● What the exercise asks: Restate the whole of the material. Keep every word, and drop the pictures.

● Supplied information:
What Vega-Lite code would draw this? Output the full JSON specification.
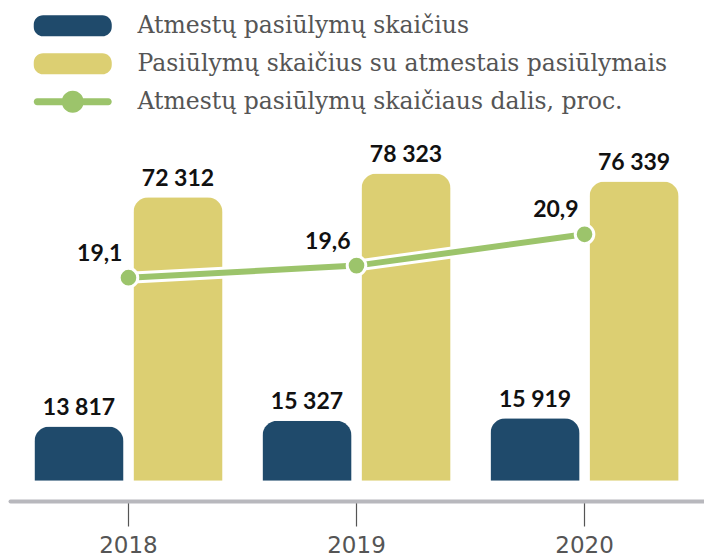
{
  "$schema": "https://vega.github.io/schema/vega-lite/v6.json",
  "width": 693,
  "height": 370,
  "autosize": {"type": "none"},
  "padding": {"left": 10, "top": 129, "right": 1, "bottom": 60},
  "config": {
    "view": {"stroke": null},
    "locale": {"number": {"decimal": ",", "thousands": " ", "grouping": [3], "currency": ["", " €"]}},
    "axisX": {
      "domainColor": "#b8b8bd", "domainWidth": 4, "domainCap": "round", "offset": 2,
      "tickColor": "#555555", "tickWidth": 1.2, "tickSize": 25,
      "labelFont": "DejaVu Sans", "labelFontSize": 23, "labelColor": "#555555", "labelPadding": 8, "labelAngle": 0,
      "grid": false, "title": null
    }
  },
  "datasets": {
    "bars": [
      {"year": "2018", "series": "Atmestų pasiūlymų skaičius", "value": 13817},
      {"year": "2018", "series": "Pasiūlymų skaičius su atmestais pasiūlymais", "value": 72312},
      {"year": "2019", "series": "Atmestų pasiūlymų skaičius", "value": 15327},
      {"year": "2019", "series": "Pasiūlymų skaičius su atmestais pasiūlymais", "value": 78323},
      {"year": "2020", "series": "Atmestų pasiūlymų skaičius", "value": 15919},
      {"year": "2020", "series": "Pasiūlymų skaičius su atmestais pasiūlymais", "value": 76339}
    ],
    "share": [
      {"year": "2018", "series": "Atmestų pasiūlymų skaičiaus dalis, proc.", "pct": 19.1},
      {"year": "2019", "series": "Atmestų pasiūlymų skaičiaus dalis, proc.", "pct": 19.6},
      {"year": "2020", "series": "Atmestų pasiūlymų skaičiaus dalis, proc.", "pct": 20.9}
    ]
  },
  "layer": [
    {
      "data": {"name": "bars"},
      "mark": {"type": "bar", "cornerRadiusTopLeft": 15, "cornerRadiusTopRight": 15},
      "encoding": {
        "x": {"field": "year", "type": "nominal", "title": null, "scale": {"paddingInner": 0.175, "paddingOuter": 0.107}},
        "xOffset": {"field": "series", "type": "nominal", "scale": {"domain": ["Atmestų pasiūlymų skaičius", "Pasiūlymų skaičius su atmestais pasiūlymais"], "paddingInner": 0.1, "paddingOuter": 0}},
        "y": {"field": "value", "type": "quantitative", "scale": {"domain": [-4640, 89700], "nice": false, "zero": false}, "axis": null},
        "y2": {"value": "height"},
        "color": {
          "field": "series", "type": "nominal",
          "scale": {"domain": ["Atmestų pasiūlymų skaičius", "Pasiūlymų skaičius su atmestais pasiūlymais", "Atmestų pasiūlymų skaičiaus dalis, proc."], "range": ["#1f4a6b", "#dccf72", "#9cc46b"]},
          "legend": {
            "orient": "none", "legendX": 23, "legendY": -115, "title": null, "padding": 0,
            "symbolSize": 484, "labelFont": "DejaVu Serif", "labelFontSize": 23.5, "labelColor": "#555555",
            "labelOffset": 81, "labelLimit": 700, "rowPadding": 13,
            "encode": {
              "symbols": {
                "update": {
                  "shape": {"signal": "datum.value == 'Atmestų pasiūlymų skaičiaus dalis, proc.' ? 'M -0.682 -0.318 L 5.773 -0.318 A 0.318 0.318 0 0 1 5.773 0.318 L -0.682 0.318 A 0.318 0.318 0 0 1 -0.682 -0.318 Z M 3.545 0 A 1 1 0 1 1 1.545 0 A 1 1 0 1 1 3.545 0 Z' : 'M -0.15 -0.9545 L 5.2409 -0.9545 A 0.85 0.85 0 0 1 6.0909 -0.1045 L 6.0909 0.1045 A 0.85 0.85 0 0 1 5.2409 0.9545 L -0.15 0.9545 A 0.85 0.85 0 0 1 -1 0.1045 L -1 -0.1045 A 0.85 0.85 0 0 1 -0.15 -0.9545 Z'"},
                  "fill": {"scale": "color", "field": "value"},
                  "stroke": {"value": "transparent"},
                  "strokeWidth": {"value": 0},
                  "opacity": {"value": 1}
                }
              }
            }
          }
        }
      }
    },
    {
      "data": {"name": "bars"},
      "mark": {"type": "text", "baseline": "alphabetic", "dy": -11.5, "font": "Lato", "fontWeight": "bold", "fontSize": 23, "color": "#111111"},
      "encoding": {
        "x": {"field": "year", "type": "nominal", "title": null},
        "xOffset": {"field": "series", "type": "nominal"},
        "y": {"field": "value", "type": "quantitative", "scale": {"domain": [-4640, 89700], "nice": false, "zero": false}, "axis": null},
        "text": {"field": "value", "type": "quantitative", "format": ",d"}
      }
    },
    {
      "data": {"name": "share"},
      "mark": {"type": "line", "strokeWidth": 12, "color": "white"},
      "encoding": {
        "x": {"field": "year", "type": "nominal", "title": null},
        "y": {"field": "pct", "type": "quantitative", "scale": {"domain": [9.904, 25.276], "nice": false, "zero": false}, "axis": null}
      }
    },
    {
      "data": {"name": "share"},
      "mark": {"type": "line", "strokeWidth": 6, "color": "#9cc46b"},
      "encoding": {
        "x": {"field": "year", "type": "nominal", "title": null},
        "y": {"field": "pct", "type": "quantitative", "scale": {"domain": [9.904, 25.276], "nice": false, "zero": false}, "axis": null}
      }
    },
    {
      "data": {"name": "share"},
      "mark": {"type": "circle", "size": 346, "color": "#9cc46b", "opacity": 1, "stroke": "white", "strokeWidth": 3},
      "encoding": {
        "x": {"field": "year", "type": "nominal", "title": null},
        "y": {"field": "pct", "type": "quantitative", "scale": {"domain": [9.904, 25.276], "nice": false, "zero": false}, "axis": null}
      }
    },
    {
      "data": {"name": "share"},
      "mark": {"type": "text", "align": "right", "baseline": "alphabetic", "dx": -6, "dy": -17, "font": "Lato", "fontWeight": "bold", "fontSize": 23, "color": "#111111"},
      "encoding": {
        "x": {"field": "year", "type": "nominal", "title": null},
        "y": {"field": "pct", "type": "quantitative", "scale": {"domain": [9.904, 25.276], "nice": false, "zero": false}, "axis": null},
        "text": {"field": "pct", "type": "quantitative", "format": ".1f"}
      }
    }
  ],
  "resolve": {"scale": {"y": "independent"}}
}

● Completed exercise:
What Vega-Lite code would draw this? Output the full JSON specification.
{
  "$schema": "https://vega.github.io/schema/vega-lite/v6.json",
  "width": 693,
  "height": 370,
  "autosize": {"type": "none"},
  "padding": {"left": 10, "top": 129, "right": 1, "bottom": 60},
  "config": {
    "view": {"stroke": null},
    "locale": {"number": {"decimal": ",", "thousands": " ", "grouping": [3], "currency": ["", " €"]}},
    "axisX": {
      "domainColor": "#b8b8bd", "domainWidth": 4, "domainCap": "round", "offset": 2,
      "tickColor": "#555555", "tickWidth": 1.2, "tickSize": 25,
      "labelFont": "DejaVu Sans", "labelFontSize": 23, "labelColor": "#555555", "labelPadding": 8, "labelAngle": 0,
      "grid": false, "title": null
    }
  },
  "datasets": {
    "bars": [
      {"year": "2018", "series": "Atmestų pasiūlymų skaičius", "value": 13817},
      {"year": "2018", "series": "Pasiūlymų skaičius su atmestais pasiūlymais", "value": 72312},
      {"year": "2019", "series": "Atmestų pasiūlymų skaičius", "value": 15327},
      {"year": "2019", "series": "Pasiūlymų skaičius su atmestais pasiūlymais", "value": 78323},
      {"year": "2020", "series": "Atmestų pasiūlymų skaičius", "value": 15919},
      {"year": "2020", "series": "Pasiūlymų skaičius su atmestais pasiūlymais", "value": 76339}
    ],
    "share": [
      {"year": "2018", "series": "Atmestų pasiūlymų skaičiaus dalis, proc.", "pct": 19.1},
      {"year": "2019", "series": "Atmestų pasiūlymų skaičiaus dalis, proc.", "pct": 19.6},
      {"year": "2020", "series": "Atmestų pasiūlymų skaičiaus dalis, proc.", "pct": 20.9}
    ]
  },
  "layer": [
    {
      "data": {"name": "bars"},
      "mark": {"type": "bar", "cornerRadiusTopLeft": 15, "cornerRadiusTopRight": 15},
      "encoding": {
        "x": {"field": "year", "type": "nominal", "title": null, "scale": {"paddingInner": 0.175, "paddingOuter": 0.107}},
        "xOffset": {"field": "series", "type": "nominal", "scale": {"domain": ["Atmestų pasiūlymų skaičius", "Pasiūlymų skaičius su atmestais pasiūlymais"], "paddingInner": 0.1, "paddingOuter": 0}},
        "y": {"field": "value", "type": "quantitative", "scale": {"domain": [-4640, 89700], "nice": false, "zero": false}, "axis": null},
        "y2": {"value": "height"},
        "color": {
          "field": "series", "type": "nominal",
          "scale": {"domain": ["Atmestų pasiūlymų skaičius", "Pasiūlymų skaičius su atmestais pasiūlymais", "Atmestų pasiūlymų skaičiaus dalis, proc."], "range": ["#1f4a6b", "#dccf72", "#9cc46b"]},
          "legend": {
            "orient": "none", "legendX": 23, "legendY": -115, "title": null, "padding": 0,
            "symbolSize": 484, "labelFont": "DejaVu Serif", "labelFontSize": 23.5, "labelColor": "#555555",
            "labelOffset": 81, "labelLimit": 700, "rowPadding": 13,
            "encode": {
              "symbols": {
                "update": {
                  "shape": {"signal": "datum.value == 'Atmestų pasiūlymų skaičiaus dalis, proc.' ? 'M -0.682 -0.318 L 5.773 -0.318 A 0.318 0.318 0 0 1 5.773 0.318 L -0.682 0.318 A 0.318 0.318 0 0 1 -0.682 -0.318 Z M 3.545 0 A 1 1 0 1 1 1.545 0 A 1 1 0 1 1 3.545 0 Z' : 'M -0.15 -0.9545 L 5.2409 -0.9545 A 0.85 0.85 0 0 1 6.0909 -0.1045 L 6.0909 0.1045 A 0.85 0.85 0 0 1 5.2409 0.9545 L -0.15 0.9545 A 0.85 0.85 0 0 1 -1 0.1045 L -1 -0.1045 A 0.85 0.85 0 0 1 -0.15 -0.9545 Z'"},
                  "fill": {"scale": "color", "field": "value"},
                  "stroke": {"value": "transparent"},
                  "strokeWidth": {"value": 0},
                  "opacity": {"value": 1}
                }
              }
            }
          }
        }
      }
    },
    {
      "data": {"name": "bars"},
      "mark": {"type": "text", "baseline": "alphabetic", "dy": -11.5, "font": "Lato", "fontWeight": "bold", "fontSize": 23, "color": "#111111"},
      "encoding": {
        "x": {"field": "year", "type": "nominal", "title": null},
        "xOffset": {"field": "series", "type": "nominal"},
        "y": {"field": "value", "type": "quantitative", "scale": {"domain": [-4640, 89700], "nice": false, "zero": false}, "axis": null},
        "text": {"field": "value", "type": "quantitative", "format": ",d"}
      }
    },
    {
      "data": {"name": "share"},
      "mark": {"type": "line", "strokeWidth": 12, "color": "white"},
      "encoding": {
        "x": {"field": "year", "type": "nominal", "title": null},
        "y": {"field": "pct", "type": "quantitative", "scale": {"domain": [9.904, 25.276], "nice": false, "zero": false}, "axis": null}
      }
    },
    {
      "data": {"name": "share"},
      "mark": {"type": "line", "strokeWidth": 6, "color": "#9cc46b"},
      "encoding": {
        "x": {"field": "year", "type": "nominal", "title": null},
        "y": {"field": "pct", "type": "quantitative", "scale": {"domain": [9.904, 25.276], "nice": false, "zero": false}, "axis": null}
      }
    },
    {
      "data": {"name": "share"},
      "mark": {"type": "circle", "size": 346, "color": "#9cc46b", "opacity": 1, "stroke": "white", "strokeWidth": 3},
      "encoding": {
        "x": {"field": "year", "type": "nominal", "title": null},
        "y": {"field": "pct", "type": "quantitative", "scale": {"domain": [9.904, 25.276], "nice": false, "zero": false}, "axis": null}
      }
    },
    {
      "data": {"name": "share"},
      "mark": {"type": "text", "align": "right", "baseline": "alphabetic", "dx": -6, "dy": -17, "font": "Lato", "fontWeight": "bold", "fontSize": 23, "color": "#111111"},
      "encoding": {
        "x": {"field": "year", "type": "nominal", "title": null},
        "y": {"field": "pct", "type": "quantitative", "scale": {"domain": [9.904, 25.276], "nice": false, "zero": false}, "axis": null},
        "text": {"field": "pct", "type": "quantitative", "format": ".1f"}
      }
    }
  ],
  "resolve": {"scale": {"y": "independent"}}
}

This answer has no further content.